As with the first two installments, “Shadowbred” and “Shadowstorm”, author Paul S. Kemp expertly takes readers along a well-paced, well-written narrative full of ups and downs, but mostly downs. Fear not: it is the low points, the situations in which all hope is lost that make it such an interesting tale. The stories of Brennus, Rivalen, Abelar, Cale, Riven, Mags, Tamlin and more culminate in “Shadowrealm”. With so many protagonists, one might worry that Kemp could easily (and understandably) lose track of a character, or worse yet, downplay the struggles of one character in favor of another. This never happens. Each of the multi-faceted leads receives ample time for the development of his own personal narrative, which adds to rather than detracts from the other tales.
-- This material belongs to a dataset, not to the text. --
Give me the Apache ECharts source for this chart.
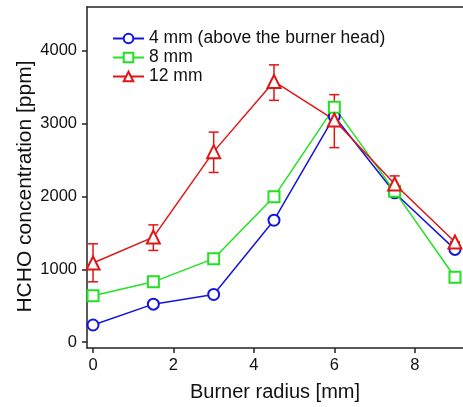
<!DOCTYPE html>
<html>
<head>
<meta charset="utf-8">
<script src="https://cdn.jsdelivr.net/npm/echarts@6/dist/echarts.min.js"></script>
<style>html,body{margin:0;padding:0;background:#fff;}#c{width:463px;height:407px;}</style>
</head>
<body>
<div id="c"></div>
<script>
const radius = [0, 1.5, 3, 4.5, 6, 7.5, 9];
const s4mm = [236, 522, 655, 1674, 3100, 2050, 1273];
const s8mm = [637, 828, 1146, 1995, 3225, 2070, 891];
const s12mm = [1087, 1442, 2615, 3578, 3050, 2170, 1374];
const s12errLow = [828, 1259, 2329, 3319, 2670, 2055, 1374];
const s12errHigh = [1350, 1610, 2883, 3806, 3397, 2282, 1374];
const xTicks = [0, 2, 4, 6, 8];
const yTicks = [0, 1000, 2000, 3000, 4000];
const names = ['4 mm (above the burner head)', '8 mm', '12 mm'];

const FONT = 'Liberation Sans, Arial, sans-serif';
const chart = echarts.init(document.getElementById('c'), null, {renderer: 'canvas'});

function pairs(ys) { return radius.map((x, i) => [x, ys[i]]); }
const errData = radius.map((x, i) => [x, s12errLow[i], s12errHigh[i]]);

function lineSeries(name, ys, color, symbol, size) {
  return {
    name: name, type: 'line', data: pairs(ys),
    symbol: symbol, symbolSize: size, showAllSymbol: true,
    lineStyle: {color: color, width: 1.5},
    itemStyle: {color: '#fff', borderColor: color, borderWidth: 2},
    emphasis: {disabled: true}, animation: false, z: 3
  };
}

chart.setOption({
  animation: false,
  grid: {left: 87, top: 7, bottom: 57, right: -5.5},
  legend: {
    left: 107, top: 24, orient: 'vertical',
    itemWidth: 31, itemHeight: 12, itemGap: 0,
    textStyle: {fontFamily: FONT, fontSize: 17.5, lineHeight: 19, color: '#111'},
    data: names
  },
  xAxis: [{
    type: 'value', min: -0.15, max: 9.2,
    name: 'Burner radius [mm]', nameLocation: 'middle', nameGap: 34,
    nameTextStyle: {fontFamily: FONT, fontSize: 20, color: '#111'},
    axisLine: {show: true, onZero: false, lineStyle: {color: '#222', width: 1.5}},
    axisTick: {show: true, inside: false, length: 5, customValues: xTicks, lineStyle: {color: '#222', width: 1.5}},
    axisLabel: {customValues: xTicks, fontFamily: FONT, fontSize: 16.5, color: '#111', margin: 9},
    splitLine: {show: false}
  }, {
    type: 'value', position: 'top', min: -0.15, max: 9.2,
    axisLine: {show: true, onZero: false, lineStyle: {color: '#222', width: 1.5}},
    axisTick: {show: false}, axisLabel: {show: false}, splitLine: {show: false}
  }],
  yAxis: {
    type: 'value', min: -80, max: 4600,
    name: 'HCHO concentration [ppm]', nameLocation: 'middle', nameGap: 51, nameMoveOverlap: false,
    nameTextStyle: {fontFamily: FONT, fontSize: 21, color: '#111', padding: [0, 18, 0, 0]},
    axisLine: {show: true, onZero: false, lineStyle: {color: '#222', width: 1.5}},
    axisTick: {show: true, inside: false, length: 5, customValues: yTicks, lineStyle: {color: '#222', width: 1.5}},
    axisLabel: {customValues: yTicks, formatter: function (v) { return String(v); }, fontFamily: FONT, fontSize: 16.5, color: '#111', margin: 10},
    splitLine: {show: false}
  },
  series: [
    lineSeries(names[0], s4mm, '#1515e0', 'circle', 11),
    lineSeries(names[1], s8mm, '#22e022', 'rect', 11),
    lineSeries(names[2], s12mm, '#e01515', 'triangle', 13),
    {
      type: 'custom', data: errData, z: 2, silent: true,
      encode: {x: 0, y: [1, 2]},
      renderItem: function (params, api) {
        const x = api.value(0);
        const lo = api.coord([x, api.value(1)]);
        const hi = api.coord([x, api.value(2)]);
        const hw = 5;
        const st = {stroke: '#e01515', lineWidth: 1.5};
        return {type: 'group', children: [
          {type: 'line', shape: {x1: lo[0], y1: lo[1], x2: hi[0], y2: hi[1]}, style: st},
          {type: 'line', shape: {x1: lo[0] - hw, y1: lo[1], x2: lo[0] + hw, y2: lo[1]}, style: st},
          {type: 'line', shape: {x1: hi[0] - hw, y1: hi[1], x2: hi[0] + hw, y2: hi[1]}, style: st}
        ]};
      }
    }
  ]
});
</script>
</body>
</html>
By the time the figurative ring bell indicates the start of the final battle, many desires, hopes, riches, and souls are at stake. The action is satisfactorily bloody and brutal, a trademark of all quality
Forgotten Realms entries. Characters whom readers have longed to see given their just desserts receive them in copious amounts, while the end of the line for others is bittersweet. The book's epilogue suggests that one of Kemp's more beloved characters will finally take center stage should a new series be written, and based on the character's popularity, this is a decision that should please the majority of Kemp's fans.
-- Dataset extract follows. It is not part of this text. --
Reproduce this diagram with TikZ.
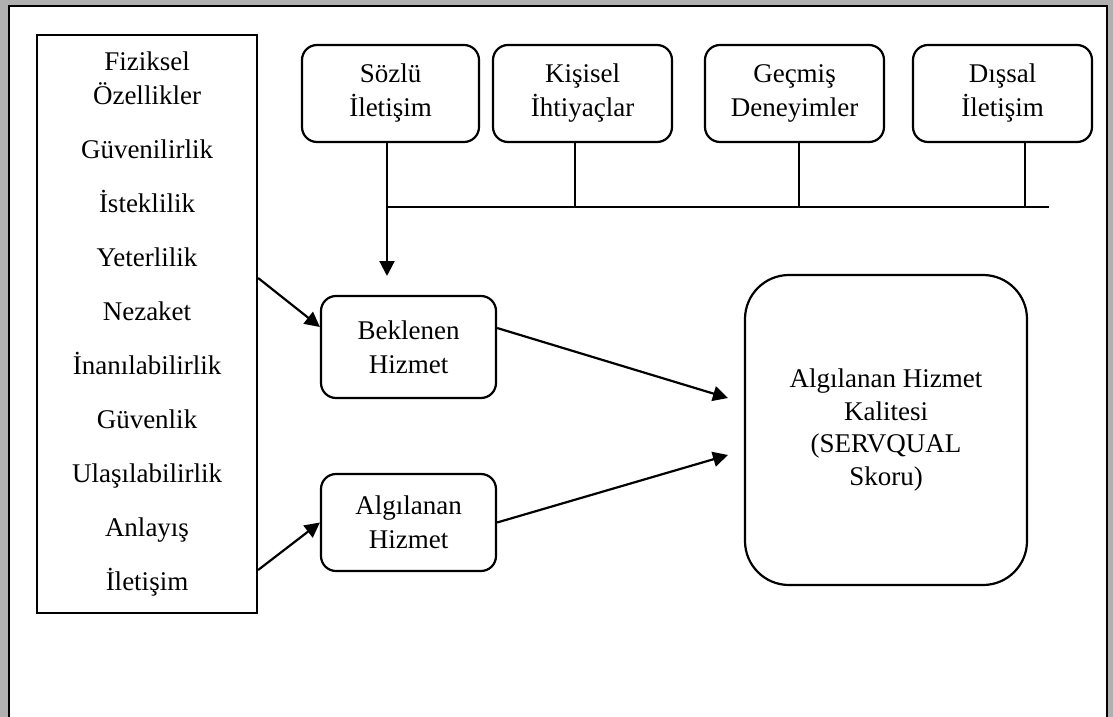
\documentclass[tikz,border=0pt]{standalone}
\usepackage{fontspec}
\setmainfont{Liberation Serif}
\usetikzlibrary{arrows.meta}
\begin{document}
\begin{tikzpicture}[x=1pt,y=-1pt,
  txt/.style={font=\fontsize{27}{34}\selectfont, align=center, inner sep=0pt},
  plainbox/.style={txt, draw, line width=2.2pt},
  roundbox/.style={txt, draw, line width=2.2pt, rounded corners=15pt},
  bigbox/.style={txt, draw, line width=2.2pt, rounded corners=44pt, font=\fontsize{27}{32.5}\selectfont},
  arr/.style={line width=2.2pt, -{Triangle[length=15pt,width=15pt]}},
  thinline/.style={line width=1.1pt}
]
% page with a grey shadow and an open black frame
\useasboundingbox (0,0) rectangle (1113,717);
\fill[gray!62] (0,0) rectangle (1113,717);
\fill[white] (9,6) rectangle (1107,717);
\draw[line width=2.5pt] (9,717) -- (9,6) -- (1107,6) -- (1107,717);

% list of service quality dimensions
\node[plainbox, minimum width=220pt, minimum height=578pt] (lb) at (147,324)
  {Fiziksel\\Özellikler\\[20pt]Güvenilirlik\\[20pt]İsteklilik\\[20pt]Yeterlilik\\[20pt]Nezaket\\[20pt]İnanılabilirlik\\[20pt]Güvenlik\\[20pt]Ulaşılabilirlik\\[20pt]Anlayış\\[20pt]İletişim};

% expectation sources
\node[roundbox, minimum width=177pt, minimum height=97pt] (soz) at (390.5,93.5) {Sözlü\\İletişim};
\node[roundbox, minimum width=179pt, minimum height=97pt] (kis) at (582.5,93.5) {Kişisel\\İhtiyaçlar};
\node[roundbox, minimum width=179pt, minimum height=97pt] (gec) at (794.5,93.5) {Geçmiş\\Deneyimler};
\node[roundbox, minimum width=179pt, minimum height=97pt] (dis) at (1002.5,93.5) {Dışsal\\İletişim};

% expected and perceived service
\node[roundbox, minimum width=175pt, minimum height=102pt] (bek) at (408.5,347) {Beklenen\\Hizmet};
\node[roundbox, minimum width=175pt, minimum height=97pt] (alg) at (408.5,522.5) {Algılanan\\Hizmet};

% perceived service quality
\node[bigbox, minimum width=282pt, minimum height=310pt] (kal) at (886,430)
  {Algılanan Hizmet\\Kalitesi\\(SERVQUAL\\Skoru)};

% collecting line below the source boxes
\coordinate (sozB) at (387,142);
\coordinate (sozTip) at (387,276);
\coordinate (busL) at (387,207);
\coordinate (busR) at (1049,207);
\coordinate (kisB) at (575,142);
\coordinate (gecB) at (799,142);
\coordinate (disB) at (1025,142);
\draw[line width=1.3pt] (busL) -- (busR);
\draw[thinline] (kisB) -- (kisB |- busR);
\draw[thinline] (gecB) -- (gecB |- busR);
\draw[thinline] (disB) -- (disB |- busR);
\draw[arr] (sozB) -- (sozTip);

% dimensions feed both services
\draw[arr] ([yshift=46pt]lb.east) -- ([yshift=20pt]bek.west);
\draw[arr] ([yshift=-246pt]lb.east) -- (alg.west);

% both services feed the quality score
\coordinate (inA) at (728,398);
\coordinate (inB) at (728,455);
\draw[arr] ([yshift=19pt]bek.east) -- (inA);
\draw[arr] (alg.east) -- (inB);
\end{tikzpicture}
\end{document}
The resurrection of one particular character who meets a grisly but heroic and appropriate end is strongly hinted at within the last few pages of the novel, but rather than find the revelation somewhat exciting, any fruition of this wink-wink-nudge-nudge would only cheapen the character's death.
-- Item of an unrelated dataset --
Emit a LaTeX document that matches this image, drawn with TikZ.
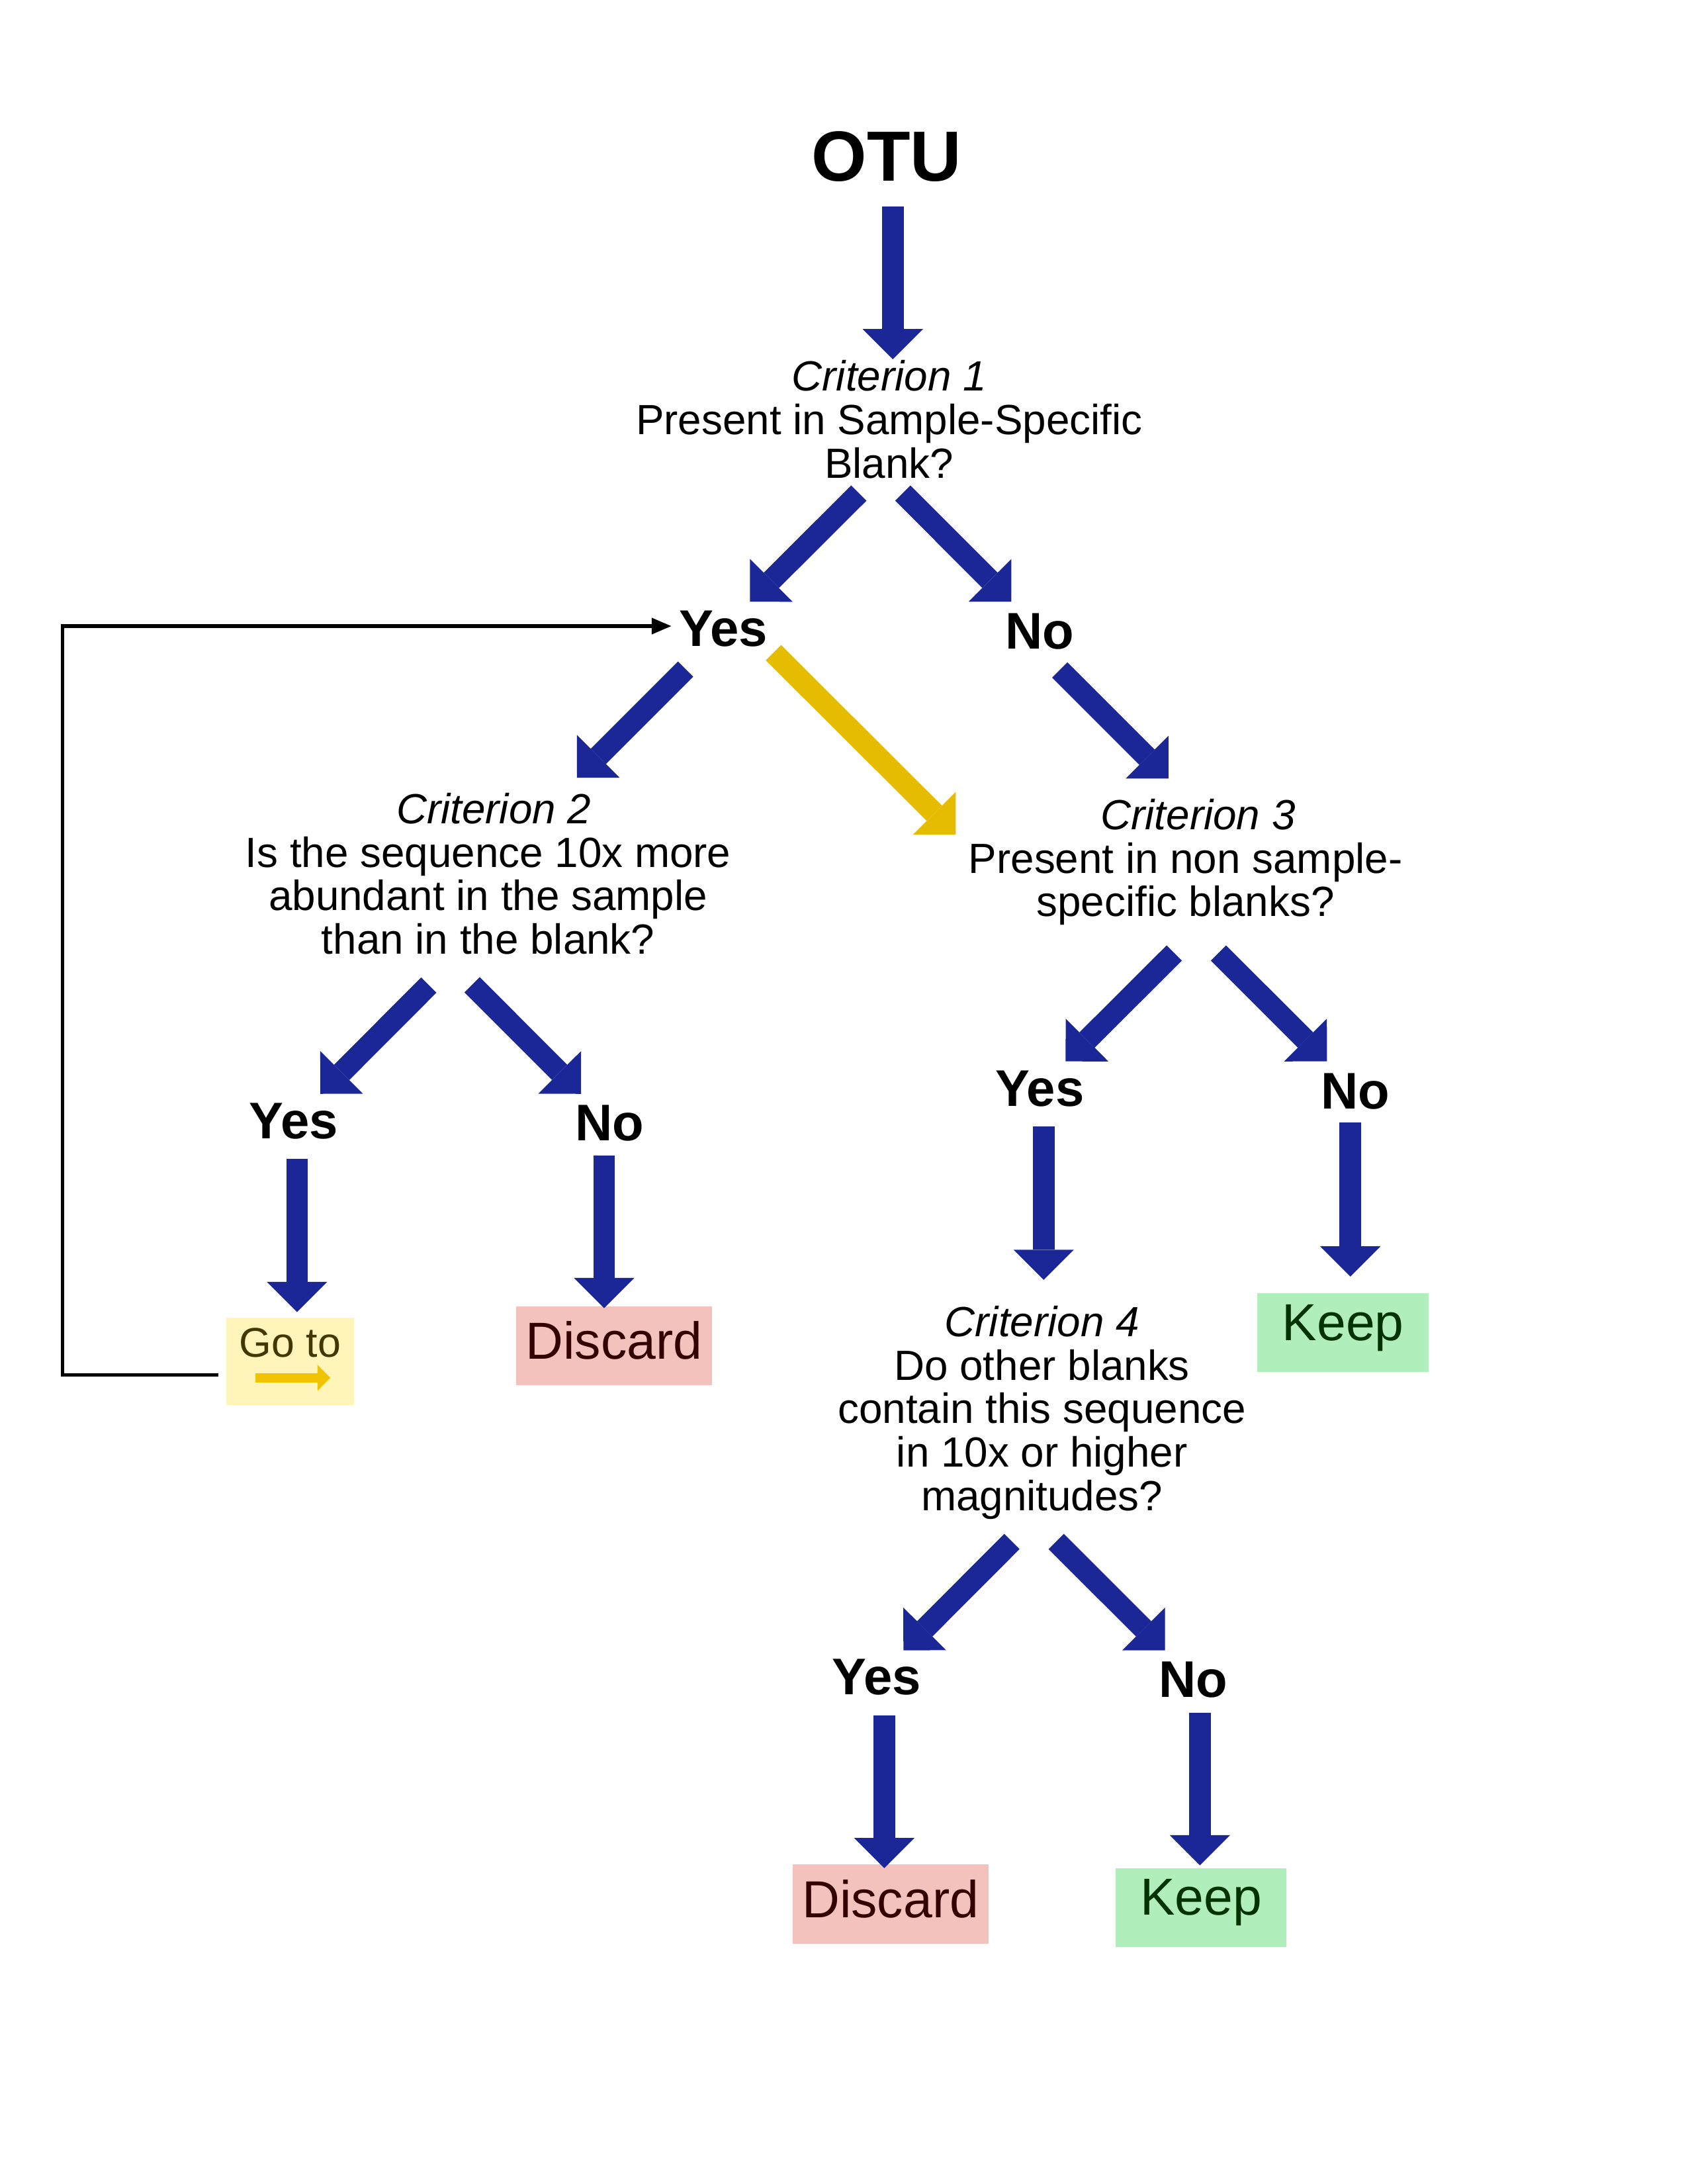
\documentclass[tikz,border=0pt]{standalone}
\usepackage{fontspec}
\setmainfont{Liberation Sans}
\usepackage{tikz}
\usetikzlibrary{arrows.meta, calc}

\definecolor{flowblue}{RGB}{27,39,151}
\definecolor{flowyellow}{RGB}{229,188,0}
\definecolor{gotoyellow}{RGB}{240,196,0}
\definecolor{gotofill}{RGB}{255,244,185}
\definecolor{gototext}{RGB}{64,56,0}
\definecolor{discardfill}{RGB}{243,194,188}
\definecolor{discardtext}{RGB}{51,0,0}
\definecolor{keepfill}{RGB}{176,238,188}
\definecolor{keeptext}{RGB}{0,51,0}

\begin{document}
\begin{tikzpicture}[
  x=0.5pt, y=-0.5pt,
  question/.style={align=center, inner sep=0pt, font=\fontsize{15.15pt}{15.6pt}\selectfont},
  answer/.style={anchor=base, inner sep=0pt, font=\fontsize{18.5pt}{20pt}\selectfont\bfseries},
  discardbox/.style={fill=discardfill, text=discardtext, inner sep=0pt, minimum width=70.4pt, minimum height=28.3pt, text height=14pt, text depth=4.5pt, font=\fontsize{18.7pt}{20pt}\selectfont},
  keepbox/.style={fill=keepfill, text=keeptext, inner sep=0pt, minimum width=61.4pt, minimum height=28.3pt, text height=14pt, text depth=8.5pt, font=\fontsize{18.7pt}{20pt}\selectfont},
  gotobox/.style={fill=gotofill, text=gototext, inner sep=0pt, minimum width=46pt, minimum height=31.3pt, text height=10.5pt, text depth=13.5pt, font=\fontsize{14.9pt}{16pt}\selectfont},
  arrow/.style={-{Triangle[length=10.85pt, width=21.7pt, line width=0pt]}, line width=7.75pt, flowblue},
  skiparrow/.style={arrow, flowyellow},
  looparrow/.style={-{Triangle[length=7pt, width=6pt, line width=0pt]}, line width=1.2pt, black}
]
\useasboundingbox (0,0) rectangle (1212,1568);

% Start: OTU
\node[anchor=base, inner sep=0pt, font=\fontsize{25.5pt}{28pt}\selectfont\bfseries] (otu) at (636.7,130) {OTU};

% Criterion 1
\node[question] (crit1) at (638.5,301.1) {\textit{Criterion 1}\\Present in Sample-Specific\\Blank?};
\coordinate (otuout) at (641.1,148.1);
\coordinate (crit1in) at (641.1,257.9);
\draw[arrow] (otuout) -- (crit1in);

\node[answer] (yes1) at (519.4,464) {Yes};
\node[answer] (no1) at (746.5,466) {No};
\coordinate (crit1l) at (616.7,354);
\coordinate (crit1r) at (648.3,354);
\coordinate (yes1in) at (538.5,432);
\coordinate (no1in) at (726.2,432);
\draw[arrow] (crit1l) -- (yes1in);
\draw[arrow] (crit1r) -- (no1in);

% Criterion 2 (Yes branch)
\node[question] (crit2) at (350.5,627.3) {\hspace*{4pt}\textit{Criterion 2}\\Is the sequence 10x more\\abundant in the sample\\than in the blank?};
\coordinate (yes1out) at (492.3,480.4);
\coordinate (crit2in) at (414.3,558.4);
\draw[arrow] (yes1out) -- (crit2in);

% Criterion 3 (No branch, or skipped to from Yes)
\node[question] (crit3) at (851.3,619) {\hspace*{9pt}\textit{Criterion 3}\\Present in non sample-\\specific blanks?};
\coordinate (no1out) at (761,481);
\coordinate (crit3in) at (839,559);
\draw[arrow] (no1out) -- (crit3in);
\coordinate (yes1skip) at (555.4,468.6);
\coordinate (crit3skip) at (686.3,599.2);
\draw[skiparrow] (yes1skip) -- (crit3skip);

% Outcomes of criterion 2
\node[answer] (yes2) at (211,817.5) {Yes};
\node[answer] (no2) at (437.8,819) {No};
\coordinate (crit2l) at (307.9,707.2);
\coordinate (crit2r) at (339,707);
\coordinate (yes2in) at (230,785.3);
\coordinate (no2in) at (417.2,785.3);
\draw[arrow] (crit2l) -- (yes2in);
\draw[arrow] (crit2r) -- (no2in);

\node[gotobox] (goto) at (208.4,977.3) {Go to};
\draw[-{Triangle[length=4.6pt, width=9.3pt, line width=0pt]}, line width=3.3pt, gotoyellow]
  ($(goto.center)+(-25.2,11.9)$) -- ($(goto.center)+(28.8,11.9)$);
\node[discardbox] (discard1) at (440.9,966.3) {Discard};
\coordinate (yes2out) at (213.3,832.1);
\coordinate (gotoin) at (213.3,942);
\coordinate (no2out) at (433.8,829.4);
\coordinate (discard1in) at (433.8,939.2);
\draw[arrow] (yes2out) -- (gotoin);
\draw[arrow] (no2out) -- (discard1in);

% Loop back to the first Yes
\coordinate (loopstart) at (157,987);
\coordinate (loopcorner) at (44.7,449.5);
\coordinate (looptip) at (482,449.5);
\draw[looparrow] (loopstart) -| (loopcorner) -- (looptip);

% Outcomes of criterion 3
\node[answer] (yes3) at (746.6,794.2) {Yes};
\node[answer] (no3) at (973.3,796) {No};
\coordinate (crit3l) at (843.2,684.2);
\coordinate (crit3r) at (874.9,684.2);
\coordinate (yes3in) at (765.2,762);
\coordinate (no3in) at (952.8,762);
\draw[arrow] (crit3l) -- (yes3in);
\draw[arrow] (crit3r) -- (no3in);

\node[keepbox] (keep1) at (964.4,956.7) {Keep};
\coordinate (no3out) at (969.6,806);
\coordinate (keep1in) at (969.6,916.5);
\draw[arrow] (no3out) -- (keep1in);

% Criterion 4
\node[question] (crit4) at (748.2,1014.1) {\textit{Criterion 4}\\Do other blanks\\contain this sequence\\in 10x or higher\\magnitudes?};
\coordinate (yes3out) at (749.4,808.8);
\coordinate (crit4in) at (749.4,918.9);
\draw[arrow] (yes3out) -- (crit4in);

% Outcomes of criterion 4
\node[answer] (yes4) at (629.6,1216.7) {Yes};
\node[answer] (no4) at (857,1218.4) {No};
\coordinate (crit4l) at (726.6,1106.7);
\coordinate (crit4r) at (758.4,1106.7);
\coordinate (yes4in) at (648.7,1184.8);
\coordinate (no4in) at (836.6,1184.8);
\draw[arrow] (crit4l) -- (yes4in);
\draw[arrow] (crit4r) -- (no4in);

\node[discardbox] (discard2) at (639.4,1367) {Discard};
\node[keepbox] (keep2) at (862.5,1369.4) {Keep};
\coordinate (yes4out) at (635,1231.6);
\coordinate (discard2in) at (635,1341.2);
\coordinate (no4out) at (861.6,1229.6);
\coordinate (keep2in) at (861.6,1339.2);
\draw[arrow] (yes4out) -- (discard2in);
\draw[arrow] (no4out) -- (keep2in);

\end{tikzpicture}
\end{document}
Shadowrealm” is a fitting conclusion to one of the best fantasy series I have ever read. It is a pleasant change to invest not in one or two characters, but in all of them—a true rarity in the genre, and quite a risk as well due to the mortality rate of fantasy characters! “Shadowrealm” is 300-plus pages of action, the examination of faith and politics, and by-God character development that demands to be read.


MatsVS said...

I must admit, shameful though it is, I have never read any Forgotten Realms literature. Would you recommend this trilogy as a starting point, or is there some other vital pieces of works that must be read beforehand?


David L Craddock said...

Hi Witchfinder,

Many FR readers recommend starting with R.A. Salvatore, whose Drizzt character is arguably the most popular in that world. However, you could easily start with Kemp's books if you wanted. I recommend reading the Erevis Cale trilogy before The Twilight War, because the former introduces you to Kemp's protagonist.

Anonymous said...

you guys have it lucky. im based in singapore and dying to get my hands on this book.

should be a good read.


MatsVS said...

Excellent, I appreciate the advise! Approaching such a large body of (fan)fiction always seemed like such an insurmountable task every time I've considered it. But, I did spend a few evenings in my younger days partaking in (shameful shameful) "RPing", so I suppose it is my duty to at least give these books a chance, seeing as they hail from the universe that ignited that fantastic spark in me.

Again, cheers!

Anonymous said...

I personally started with Richard Baker's The Last Mythal trilogy but the Twilight War saga by Kemp is much much better. I didn't read the Erevis Cale trilogy ahead of this one (didn't know) and still enjoyed it immensely and had ample explanations about what had transpired before.
I think I will read the Erevis Cale trilogy next only because I adore Kemp's style. It will be bittersweet to read it, knowing how it will all end later, but it should still be fun.
I recommend this series fully!

Cale said...

To the author of this article. Please keep your mouth shut! It would be very unfitting for Erevis not to be somehow resurrected because of his death! I am not going to post any spoilers but the manner in which he died alluded to his coming back. Not to mention the way he died is heroic but if Erevis is going to go then I personally would like to that happen with him fighting til he no longer can! I disagree with you only on it's a good place to end. While it was a very good end compared to most books, in this case I would be more than disappointed not to see a following series. If not on Erevis(I would VERY much prefer to see him in some shape or form)then at least on Mags, Riven and Cale's lover. That's my two sense.